▶ [EXERCISE INSTRUCTIONS] Begin with the first line and repeat exactly through the line containing "of bacteria), can"; leave every image out.

▶ [DATASET ENTRIES]
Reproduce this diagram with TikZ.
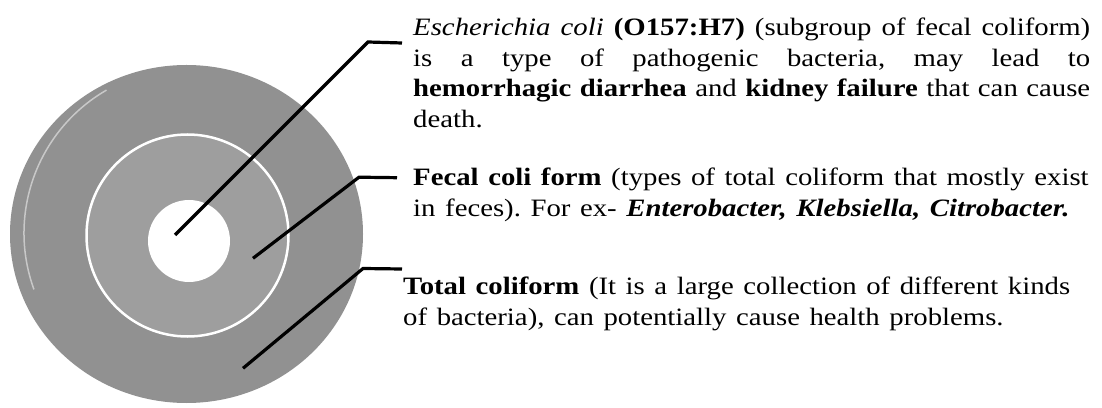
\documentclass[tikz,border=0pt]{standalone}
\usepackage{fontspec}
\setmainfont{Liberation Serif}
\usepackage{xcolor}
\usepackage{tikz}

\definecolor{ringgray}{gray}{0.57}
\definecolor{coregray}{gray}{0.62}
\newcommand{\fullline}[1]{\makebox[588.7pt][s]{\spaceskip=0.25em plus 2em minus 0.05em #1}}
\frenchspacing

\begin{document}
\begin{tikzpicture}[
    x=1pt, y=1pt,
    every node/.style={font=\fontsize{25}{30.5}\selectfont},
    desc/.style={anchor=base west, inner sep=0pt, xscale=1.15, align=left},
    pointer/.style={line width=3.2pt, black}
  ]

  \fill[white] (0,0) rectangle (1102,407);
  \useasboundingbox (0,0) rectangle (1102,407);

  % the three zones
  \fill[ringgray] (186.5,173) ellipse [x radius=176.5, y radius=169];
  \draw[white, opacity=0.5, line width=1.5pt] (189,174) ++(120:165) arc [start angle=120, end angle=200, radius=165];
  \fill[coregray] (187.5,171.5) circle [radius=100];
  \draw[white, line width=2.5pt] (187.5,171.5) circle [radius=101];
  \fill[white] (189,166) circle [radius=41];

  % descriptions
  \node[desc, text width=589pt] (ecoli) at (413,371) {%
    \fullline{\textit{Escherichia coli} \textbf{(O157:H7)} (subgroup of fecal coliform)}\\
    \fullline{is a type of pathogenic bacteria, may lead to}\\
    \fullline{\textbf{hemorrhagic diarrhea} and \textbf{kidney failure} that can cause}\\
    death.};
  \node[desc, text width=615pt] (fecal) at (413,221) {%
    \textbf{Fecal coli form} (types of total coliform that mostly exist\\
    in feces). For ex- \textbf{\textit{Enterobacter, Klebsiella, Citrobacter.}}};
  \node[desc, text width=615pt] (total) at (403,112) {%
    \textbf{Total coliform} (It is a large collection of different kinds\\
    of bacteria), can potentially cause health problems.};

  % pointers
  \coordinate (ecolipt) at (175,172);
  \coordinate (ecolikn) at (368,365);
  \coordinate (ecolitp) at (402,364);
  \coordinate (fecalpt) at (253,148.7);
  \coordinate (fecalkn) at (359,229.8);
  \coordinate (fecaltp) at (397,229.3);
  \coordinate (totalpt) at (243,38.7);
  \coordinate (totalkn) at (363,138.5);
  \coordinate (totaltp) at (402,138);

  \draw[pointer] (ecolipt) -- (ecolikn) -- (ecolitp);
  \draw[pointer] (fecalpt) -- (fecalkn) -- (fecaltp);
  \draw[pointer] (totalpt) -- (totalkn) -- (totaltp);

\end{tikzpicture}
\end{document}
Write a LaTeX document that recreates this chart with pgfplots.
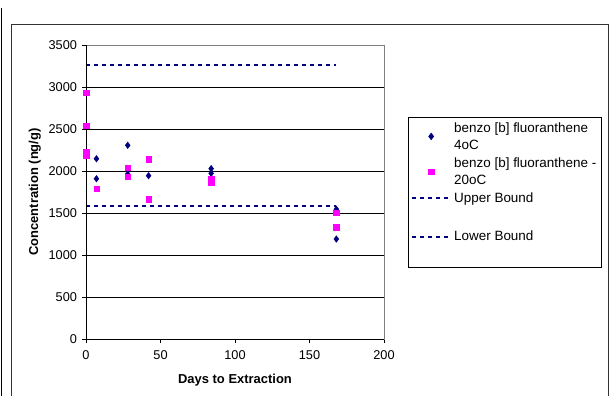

▶ [RESPONSE TO THE TASK]
Reproduce this diagram with TikZ.
\documentclass[tikz,border=0pt]{standalone}
\usepackage{fontspec}
\setmainfont{Liberation Serif}
\usepackage{xcolor}
\usepackage{tikz}

\definecolor{ringgray}{gray}{0.57}
\definecolor{coregray}{gray}{0.62}
\newcommand{\fullline}[1]{\makebox[588.7pt][s]{\spaceskip=0.25em plus 2em minus 0.05em #1}}
\frenchspacing

\begin{document}
\begin{tikzpicture}[
    x=1pt, y=1pt,
    every node/.style={font=\fontsize{25}{30.5}\selectfont},
    desc/.style={anchor=base west, inner sep=0pt, xscale=1.15, align=left},
    pointer/.style={line width=3.2pt, black}
  ]

  \fill[white] (0,0) rectangle (1102,407);
  \useasboundingbox (0,0) rectangle (1102,407);

  % the three zones
  \fill[ringgray] (186.5,173) ellipse [x radius=176.5, y radius=169];
  \draw[white, opacity=0.5, line width=1.5pt] (189,174) ++(120:165) arc [start angle=120, end angle=200, radius=165];
  \fill[coregray] (187.5,171.5) circle [radius=100];
  \draw[white, line width=2.5pt] (187.5,171.5) circle [radius=101];
  \fill[white] (189,166) circle [radius=41];

  % descriptions
  \node[desc, text width=589pt] (ecoli) at (413,371) {%
    \fullline{\textit{Escherichia coli} \textbf{(O157:H7)} (subgroup of fecal coliform)}\\
    \fullline{is a type of pathogenic bacteria, may lead to}\\
    \fullline{\textbf{hemorrhagic diarrhea} and \textbf{kidney failure} that can cause}\\
    death.};
  \node[desc, text width=615pt] (fecal) at (413,221) {%
    \textbf{Fecal coli form} (types of total coliform that mostly exist\\
    in feces). For ex- \textbf{\textit{Enterobacter, Klebsiella, Citrobacter.}}};
  \node[desc, text width=615pt] (total) at (403,112) {%
    \textbf{Total coliform} (It is a large collection of different kinds\\
    of bacteria), can potentially cause health problems.};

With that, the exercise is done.